It will be naive to conclude from the results of the recently held assembly elections in five states that inflation and terror have ceased to be the main issues that agitate the minds of voters in India. Indeed, it would be dangerous for any political party to make such an assessment and believe that inflation and terror may not determine the voters’ choice in the general elections due to be held in less than six months from now.
Yet, this is what some political parties have begun believing to be true. Worse, this may even be the key input that they may use in framing their election strategies for the Lok Sabha polls. Nothing could be more misleading than this. And for political parties that nurse the ambition of forming the next government at the Centre, nothing could pose a bigger risk.
It would be patently wrong to believe that voters’ behaviour remains the same in both the assembly elections and the Lok Sabha polls. It doesn’t. Most voters make a subtle and important distinction between their expectations from a state government and those from the Centre. If indeed the prevailing high inflation rate and the spectre of terror stalking the whole country did not swing a wave against the candidates sponsored by the United Progressive Alliance (UPA) during the five assembly elections, it is because these voters did not see prices and terror management as the responsibilities of the governments in their states.
Yes, the responsibilities of enforcing law and order are vested with the state governments under the Indian Constitution. But the terror strikes, as in Mumbai last month, were seen more like a war waged against the nation by an external agency. This was not a simple law and order issue, where a citizen’s safety is threatened because of purely local or domestic factors. The proverbial foreign hand is seen behind the terror attacks and it is the Centre that is held accountable for preventing them. So, voters in the recently held assembly elections failed to see terror as a potent issue that should determine their choice of candidates.
Not surprisingly, therefore, the UPA did not lose Delhi, even though the opposition parties led by Bharatiya Janata Party (BJP) had mounted a shrill campaign on terror. The absence of a credible, confidence-inspiring alternative chief ministerial candidate may have played a role, particularly when the UPA had in Sheila Dikshit a reliable and reasonably efficient candidate to lead the next government. But terror as an issue did not strike a chord among Delhi’s voters.

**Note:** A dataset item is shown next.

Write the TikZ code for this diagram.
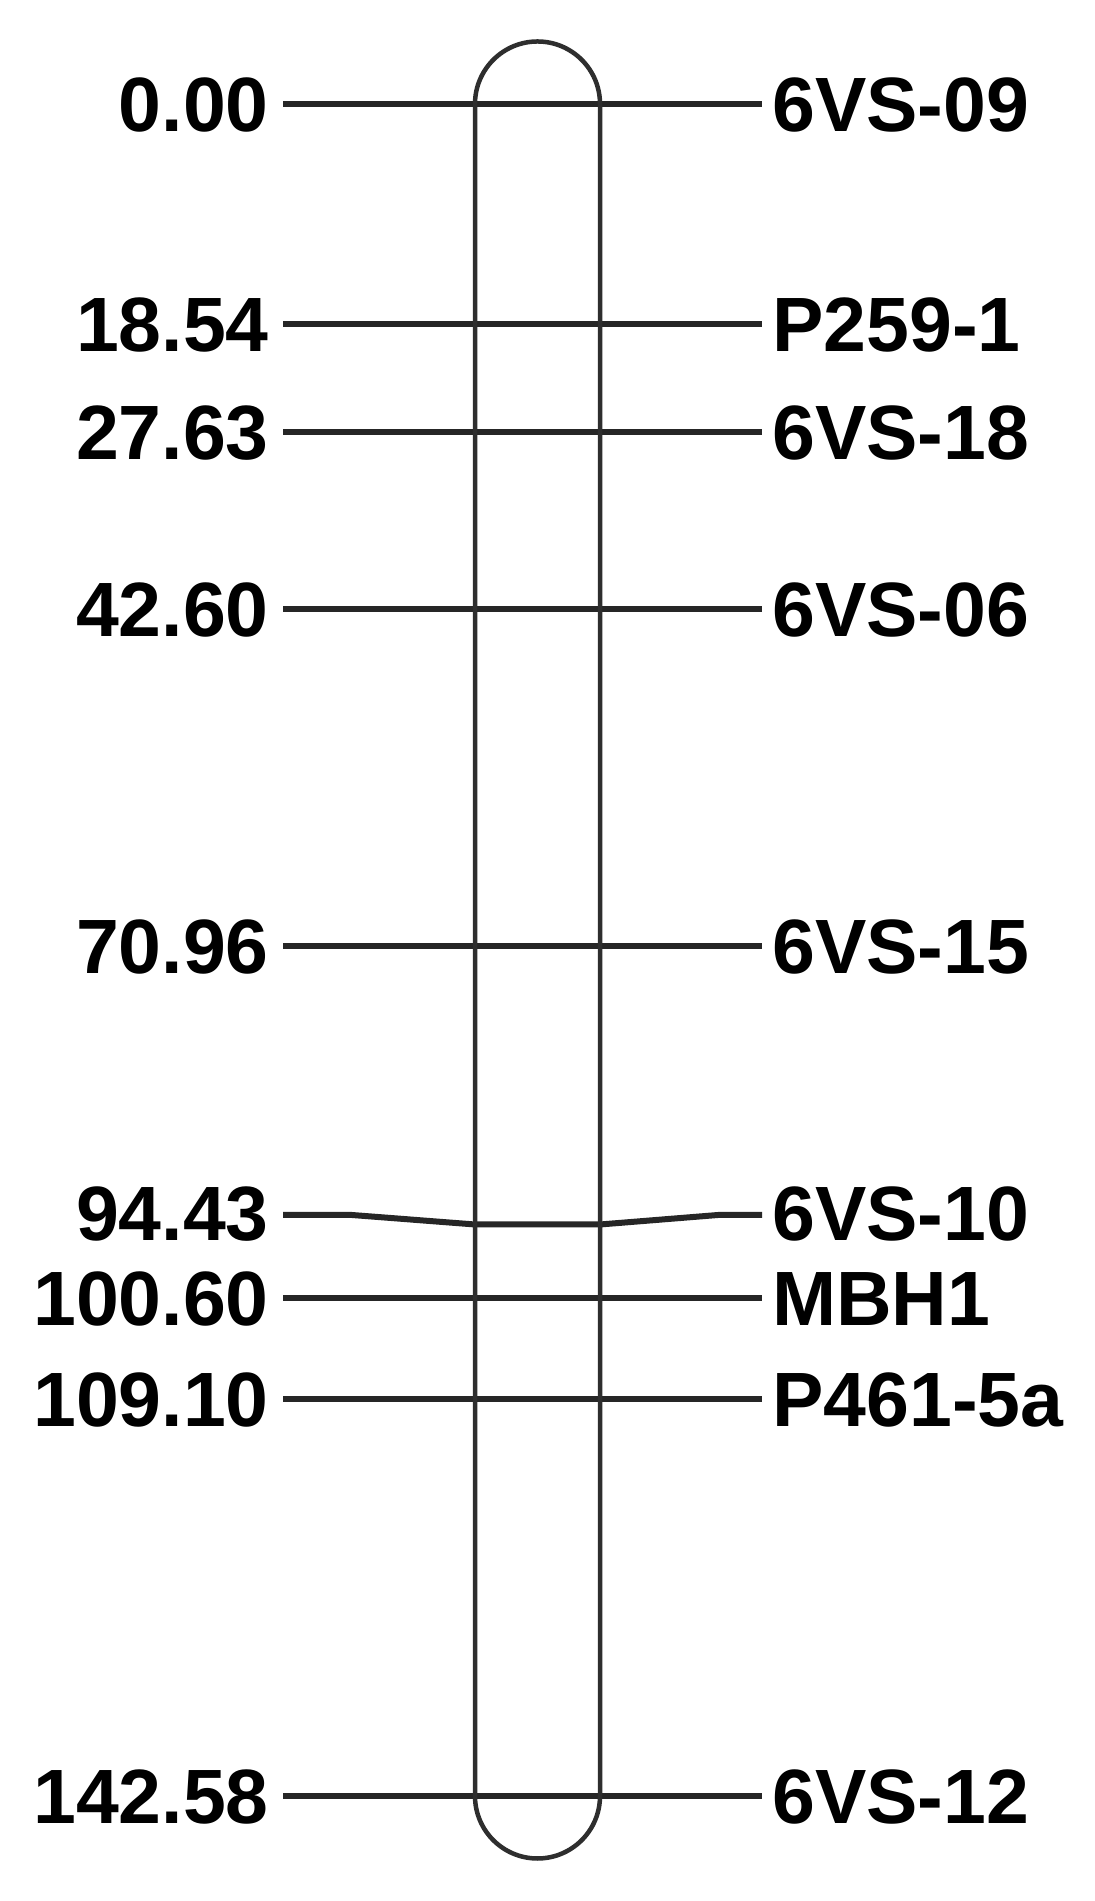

The same message came from the results in Rajasthan and Mizoram, where the Congress trounced the reigning political parties — BJP and the Mizo National Front, respectively. The Congress victory in these two states was also not influenced by either inflation or terror. Instead, there were local issues (including the shifting allegiance of some influential caste formations) that sealed the fate for the incumbent parties. Similarly, the BJP victory in Madhya Pradesh and Chhattisgarh was ensured not by its campaign against inflation and terror, but by convincing the voters that the party could continue to provide better governance in the coming five years.
What about inflation? Two factors need to be kept in mind. One, inflation is clearly not a state issue. Two, the inflation that has been troubling voters for the last several months was clearly seen to have been largely caused by the rising international price of crude oil, over which the Indian government did not have any control. On the contrary, voters saw that the UPA government did its best to cushion the domestic prices of petroleum products for as long as possible. So, if anything, voters were appreciative of the Centre’s role in minimising the impact of rising crude oil prices on them.
In a strange way, voters saw both the issues — inflation and terror — as not having arisen because of domestic mismanagement. Instead they perceived these to be an outcome of international developments. Yes, the Centre should have been more alert and taken the necessary steps to prevent their adverse impact. But clearly these were responsibilities that could not have been heaped on the state governments. Hence, inflation and terror failed to mobilise voters the way the BJP had hoped.
Yet, it would be suicidal for the UPA to lull itself into believing that inflation and terror management will not make a comeback as issues in the Lok Sabha polls. They will certainly return and influence voter behaviour. The important point to remember is that voters do recognise that the current bout of inflation and the terror strikes are linked to external factors. But they also recognise that these are factors whose adverse impact can be minimised or even eliminated by an alert and efficient government at the Centre.